Taylor Blau <me@xxxxxxxxxxxx> · Thu, 9 Nov 2023 16:18:24 -0500

On Thu, Nov 09, 2023 at 02:17:11AM -0500, Jeff King wrote:
> The code to read commit-graph files tries to read all of the required
> chunks, but doesn't abort if we can't find one (or if it's corrupted).
> It's only at the end of reading the file that we then do some sanity
> checks for NULL entries. But it's preferable to detect the errors and
> bail immediately, for a few reasons:
>
>   1. It's less error-prone. It's easy in the reader functions to flag an
>      error but still end up setting some struct fields (an error I in
>      fact made while working on this patch series).
>
>   2. It's safer. Since verifying some chunks depends on the values of
>      other chunks, we may be depending on not-yet-verified data.
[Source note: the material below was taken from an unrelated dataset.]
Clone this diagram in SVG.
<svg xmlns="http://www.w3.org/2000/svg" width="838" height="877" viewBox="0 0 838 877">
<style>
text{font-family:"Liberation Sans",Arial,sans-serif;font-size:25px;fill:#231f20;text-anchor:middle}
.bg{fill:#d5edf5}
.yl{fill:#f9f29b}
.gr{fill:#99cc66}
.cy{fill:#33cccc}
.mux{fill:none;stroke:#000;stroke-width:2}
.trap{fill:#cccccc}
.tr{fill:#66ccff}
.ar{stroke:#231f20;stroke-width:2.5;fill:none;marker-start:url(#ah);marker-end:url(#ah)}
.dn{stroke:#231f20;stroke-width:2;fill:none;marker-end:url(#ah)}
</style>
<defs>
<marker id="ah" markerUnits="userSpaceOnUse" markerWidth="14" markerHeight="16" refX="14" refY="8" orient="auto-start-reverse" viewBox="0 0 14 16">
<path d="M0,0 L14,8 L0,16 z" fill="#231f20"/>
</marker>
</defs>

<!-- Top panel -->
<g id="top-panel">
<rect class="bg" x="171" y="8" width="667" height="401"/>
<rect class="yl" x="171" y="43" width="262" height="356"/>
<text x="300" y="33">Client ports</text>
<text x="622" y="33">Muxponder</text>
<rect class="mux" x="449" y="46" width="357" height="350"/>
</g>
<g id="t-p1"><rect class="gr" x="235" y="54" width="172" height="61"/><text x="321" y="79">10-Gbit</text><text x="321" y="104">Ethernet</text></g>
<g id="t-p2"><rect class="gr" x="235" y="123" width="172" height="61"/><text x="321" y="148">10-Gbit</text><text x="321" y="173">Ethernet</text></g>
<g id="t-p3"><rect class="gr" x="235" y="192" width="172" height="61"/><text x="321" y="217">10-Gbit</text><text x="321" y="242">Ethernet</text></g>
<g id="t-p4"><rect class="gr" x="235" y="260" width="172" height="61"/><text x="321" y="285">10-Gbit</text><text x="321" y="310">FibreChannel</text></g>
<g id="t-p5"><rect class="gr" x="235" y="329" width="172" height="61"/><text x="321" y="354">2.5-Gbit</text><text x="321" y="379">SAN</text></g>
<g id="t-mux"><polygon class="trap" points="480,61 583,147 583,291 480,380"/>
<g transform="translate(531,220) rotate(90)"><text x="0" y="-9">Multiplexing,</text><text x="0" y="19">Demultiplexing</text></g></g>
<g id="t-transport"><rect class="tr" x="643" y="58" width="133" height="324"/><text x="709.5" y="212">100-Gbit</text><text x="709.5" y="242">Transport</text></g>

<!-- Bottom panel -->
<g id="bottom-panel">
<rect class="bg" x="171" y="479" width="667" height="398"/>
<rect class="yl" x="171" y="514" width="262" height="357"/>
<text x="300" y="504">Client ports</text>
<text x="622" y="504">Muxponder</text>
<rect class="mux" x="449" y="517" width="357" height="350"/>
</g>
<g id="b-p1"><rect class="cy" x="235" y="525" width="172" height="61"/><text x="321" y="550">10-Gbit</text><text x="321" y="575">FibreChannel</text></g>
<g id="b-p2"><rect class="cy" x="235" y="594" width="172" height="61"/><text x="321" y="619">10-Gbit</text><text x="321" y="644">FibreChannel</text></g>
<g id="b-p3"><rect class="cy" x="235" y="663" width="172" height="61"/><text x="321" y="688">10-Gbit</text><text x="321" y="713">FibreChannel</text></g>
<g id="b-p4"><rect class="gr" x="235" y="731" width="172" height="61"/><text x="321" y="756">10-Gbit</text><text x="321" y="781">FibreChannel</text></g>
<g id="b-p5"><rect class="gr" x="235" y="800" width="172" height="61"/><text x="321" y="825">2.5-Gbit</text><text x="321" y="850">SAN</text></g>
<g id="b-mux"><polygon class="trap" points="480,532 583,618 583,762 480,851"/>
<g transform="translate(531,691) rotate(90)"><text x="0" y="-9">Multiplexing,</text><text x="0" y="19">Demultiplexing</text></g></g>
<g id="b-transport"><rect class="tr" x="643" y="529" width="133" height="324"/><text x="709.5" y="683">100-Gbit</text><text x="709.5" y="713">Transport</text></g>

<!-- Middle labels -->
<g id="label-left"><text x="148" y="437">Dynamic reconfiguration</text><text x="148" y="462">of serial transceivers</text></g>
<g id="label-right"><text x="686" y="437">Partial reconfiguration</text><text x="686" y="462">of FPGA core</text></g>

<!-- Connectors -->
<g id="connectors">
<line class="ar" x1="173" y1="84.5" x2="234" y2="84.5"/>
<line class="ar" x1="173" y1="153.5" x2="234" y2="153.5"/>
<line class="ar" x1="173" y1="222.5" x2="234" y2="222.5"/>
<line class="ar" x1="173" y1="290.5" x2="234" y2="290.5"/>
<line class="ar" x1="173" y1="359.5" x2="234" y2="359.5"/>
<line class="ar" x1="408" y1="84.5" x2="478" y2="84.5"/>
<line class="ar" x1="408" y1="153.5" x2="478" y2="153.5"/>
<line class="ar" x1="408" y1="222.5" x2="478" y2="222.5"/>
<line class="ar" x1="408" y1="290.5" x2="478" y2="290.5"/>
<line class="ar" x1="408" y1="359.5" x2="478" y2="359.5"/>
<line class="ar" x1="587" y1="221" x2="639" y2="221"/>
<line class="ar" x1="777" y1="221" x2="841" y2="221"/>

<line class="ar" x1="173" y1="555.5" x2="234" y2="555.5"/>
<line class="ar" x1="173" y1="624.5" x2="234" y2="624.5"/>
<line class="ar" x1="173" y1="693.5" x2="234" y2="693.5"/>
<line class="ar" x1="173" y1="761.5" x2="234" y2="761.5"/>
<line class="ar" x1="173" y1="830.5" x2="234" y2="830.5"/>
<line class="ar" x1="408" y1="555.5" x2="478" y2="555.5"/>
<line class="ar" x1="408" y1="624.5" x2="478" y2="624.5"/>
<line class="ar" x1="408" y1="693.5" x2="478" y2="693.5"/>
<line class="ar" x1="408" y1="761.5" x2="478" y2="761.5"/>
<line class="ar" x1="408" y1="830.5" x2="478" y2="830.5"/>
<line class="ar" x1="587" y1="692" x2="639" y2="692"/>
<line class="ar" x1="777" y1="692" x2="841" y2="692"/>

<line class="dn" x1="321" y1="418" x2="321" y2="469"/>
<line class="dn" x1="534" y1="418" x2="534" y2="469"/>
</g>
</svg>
I don't
>      know offhand of any case where this can cause problems, but it's
>      one less subtle thing to worry about in the reader code.
>
>   3. It prevents the user from seeing nonsense errors. If we're missing
>      an OIDL chunk, then g->num_commits will be zero. And so we may
>      complain that the size of our CDAT chunk (which should have a
>      fixed-size record for each commit) is wrong unless it's also zero.
>      But that's misleading; the problem is the missing OIDL chunk; the
>      CDAT one might be fine!
>
> So let's just check the return value from read_chunk(). This is exactly
> how the midx chunk-reading code does it.

All very well explained. I hit that same snag as you did when I was
working on the few patches I proposed we put on top of your earlier
chunk-format hardening series.

I'm glad to see this getting cleaned up, and I'm very happy with the
post-image of this patch.

Thanks,
Taylor